|Date||29 February 2012|
|Location||Llandygai, Gwynedd||SH 60079 70986; 53.21744°N, 4.09701°W|
In 1820, Sir Richard Westmacott (1775 – 1856) — at the time Britain’s foremost sculptor of public statues — created this memorial in St Tegai’s Church to the first Baron Penrhyn. The romanticised neoclassical tableau, with idealised life-sized figures, depicts a quarryman and peasant woman mourning over a sarcophagus. Above the inscription can be seen four bucolic scenes with cherubs: playing pan pipes whilst tending goats; working slate; learning to read; and dancing and harvesting.

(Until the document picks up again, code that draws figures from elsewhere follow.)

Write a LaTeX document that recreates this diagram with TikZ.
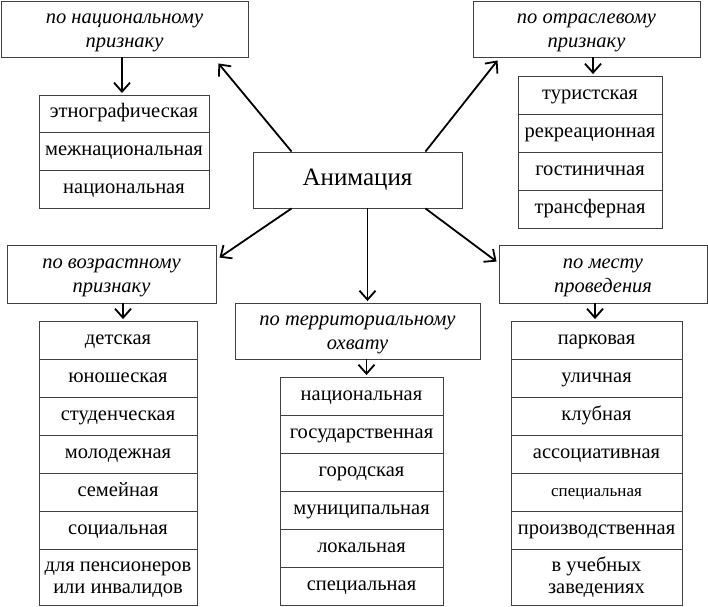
\documentclass[tikz,border=0pt]{standalone}
\usepackage{fontspec}
\setmainfont{Liberation Serif}
\usetikzlibrary{arrows.meta}
\newcommand\hdstrut{\rule[-6pt]{0pt}{24pt}}
\newcommand\clstrut{\rule[-5.5pt]{0pt}{22pt}}
\begin{document}
\begin{tikzpicture}[x=1pt,y=-1pt,
  box/.style={draw=black!75, line width=0.9pt, rectangle, inner sep=0pt, align=center,
    font=\fontsize{20.5}{22}\selectfont},
  head/.style={box, font=\fontsize{20.5}{24}\selectfont\itshape, minimum height=56pt},
  cell/.style={box, minimum height=38pt, text height=13pt, text depth=5pt},
  cell2/.style={box, minimum height=56pt},
  arr/.style={line width=1.8pt, -{Straight Barb[length=9pt,width=16pt,line width=1.8pt]}}]
\useasboundingbox (0,0) rectangle (708,606);
% centre
\node[box, minimum width=209pt, minimum height=56pt, font=\fontsize{25}{28}\selectfont] (anim) at (357.5,180) {Анимация};
% headers
\node[head, minimum width=247pt] (h1) at (124.5,29) {\hdstrut по национальному\\\hdstrut признаку};
\node[head, minimum width=227pt] (h2) at (586.5,29) {\hdstrut по отраслевому\\\hdstrut признаку};
\node[head, minimum width=209pt, minimum height=58pt] (h3) at (111.5,274) {\hdstrut по возрастному\\\hdstrut признаку};
\node[head, minimum width=208pt, minimum height=58pt] (h4) at (603,274) {\hdstrut по месту\\\hdstrut проведения};
\node[head, minimum width=245pt] (h5) at (357.5,331) {\hdstrut по территориальному\\\hdstrut охвату};
% list 1
\node[cell, minimum width=170pt, minimum height=37.7pt] (n1) at (124,113.8) {этнографическая};
\node[cell, minimum width=170pt, minimum height=37.7pt] (n2) at (124,151.5) {межнациональная};
\node[cell, minimum width=170pt, minimum height=37.7pt] (n3) at (124,189.2) {национальная};
% list 2
\node[cell, minimum width=144pt] (o1) at (590,95) {туристская};
\node[cell, minimum width=144pt] (o2) at (590,133) {рекреационная};
\node[cell, minimum width=144pt] (o3) at (590,171) {гостиничная};
\node[cell, minimum width=144pt] (o4) at (590,209) {трансферная};
% territorial list
\node[cell, minimum width=163pt] (t1) at (361.5,396) {национальная};
\node[cell, minimum width=163pt] (t2) at (361.5,434) {государственная};
\node[cell, minimum width=163pt] (t3) at (361.5,472) {городская};
\node[cell, minimum width=163pt] (t4) at (361.5,510) {муниципальная};
\node[cell, minimum width=163pt] (t5) at (361.5,548) {локальная};
\node[cell, minimum width=163pt] (t6) at (361.5,586) {специальная};
% age list
\node[cell, minimum width=158pt] (a1) at (118,340) {детская};
\node[cell, minimum width=158pt] (a2) at (118,378) {юношеская};
\node[cell, minimum width=158pt] (a3) at (118,416) {студенческая};
\node[cell, minimum width=158pt] (a4) at (118,454) {молодежная};
\node[cell, minimum width=158pt] (a5) at (118,492) {семейная};
\node[cell, minimum width=158pt] (a6) at (118,530) {социальная};
\node[cell2, minimum width=158pt] (a7) at (118,577) {\clstrut для пенсионеров\\\clstrut или инвалидов};
% place list
\node[cell, minimum width=171pt] (p1) at (596.5,340) {парковая};
\node[cell, minimum width=171pt] (p2) at (596.5,378) {уличная};
\node[cell, minimum width=171pt] (p3) at (596.5,416) {клубная};
\node[cell, minimum width=171pt] (p4) at (596.5,454) {ассоциативная};
\node[cell, minimum width=171pt, font=\fontsize{17}{20}\selectfont] (p5) at (596.5,492) {специальная};
\node[cell, minimum width=171pt] (p6) at (596.5,530) {производственная};
\node[cell2, minimum width=171pt] (p7) at (596.5,577) {\clstrut в учебных\\\clstrut заведениях};
% arrows from centre
\draw[arr] ([xshift=39pt]anim.north west) -- ([xshift=-30pt,yshift=-6pt]h1.south east);
\draw[arr] ([xshift=-37pt]anim.north east) -- ([xshift=25pt,yshift=-3pt]h2.south west);
\draw[arr] ([xshift=39pt]anim.south west) -- ([xshift=3pt,yshift=-13pt]h3.north east);
\draw[arr] ([xshift=-37pt]anim.south east) -- ([xshift=-2pt,yshift=-17pt]h4.north west);
\draw[arr] ([xshift=10pt]anim.south) -- ([xshift=10pt,yshift=1.5pt]h5.north);
% arrows to lists
\draw[arr] ([xshift=-2pt]n1.north |- h1.south) -- ([xshift=-2pt,yshift=1.5pt]n1.north);
\draw[arr] ([xshift=3pt]o1.north |- h2.south) -- ([xshift=3pt,yshift=1.5pt]o1.north);
\draw[arr] ([xshift=5pt]t1.north |- h5.south) -- ([xshift=5pt,yshift=1.5pt]t1.north);
\draw[arr] ([xshift=5pt]a1.north |- h3.south) -- ([xshift=5pt,yshift=1.5pt]a1.north);
\draw[arr] ([xshift=-1.5pt]p1.north |- h4.south) -- ([xshift=-1.5pt,yshift=1.5pt]p1.north);
\end{tikzpicture}
\end{document}
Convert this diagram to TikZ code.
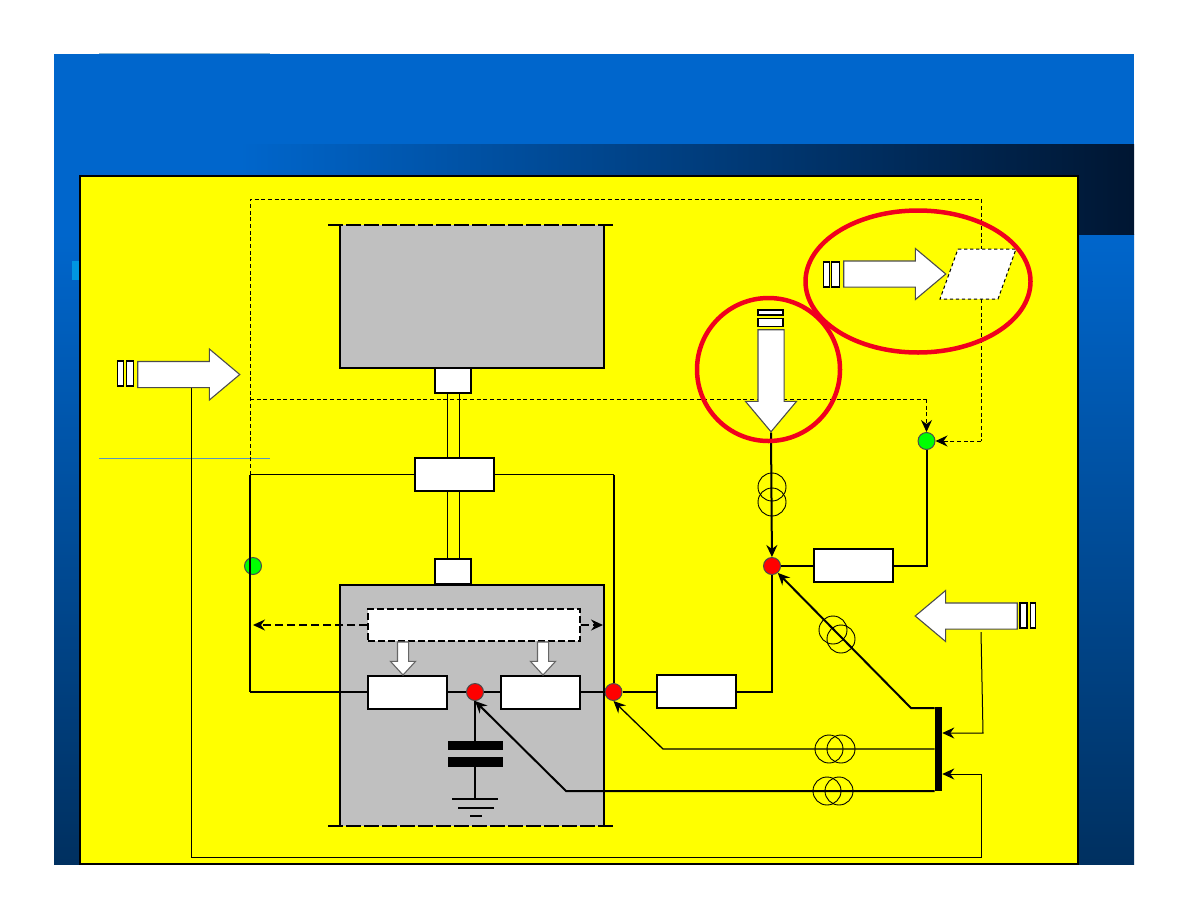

Richard Pennant (1737 – 1808) married Anne Susannah Warburton, heiress to the Penrhyn estate, in 1765 and in 1783 was granted an Irish peerage (an honour which did not disqualify the recipient from sitting in the House of Commons in London), becoming the first Baron Penrhyn. He served as an MP for Liverpool and, owning 8,000 acres of sugar plantations and over 600 slaves in Jamaica, was an outspoken supporter of slavery and fervent campaigner against the abolition movement.
Pennant used the great wealth derived from the plantations to invest in the Penrhyn estate and to industrialise the slate quarries of Bethesda. He developed the transport infrastructure to distribute the slate products, building Port Penrhyn and establishing a rail link from Penrhyn Quarry to the port.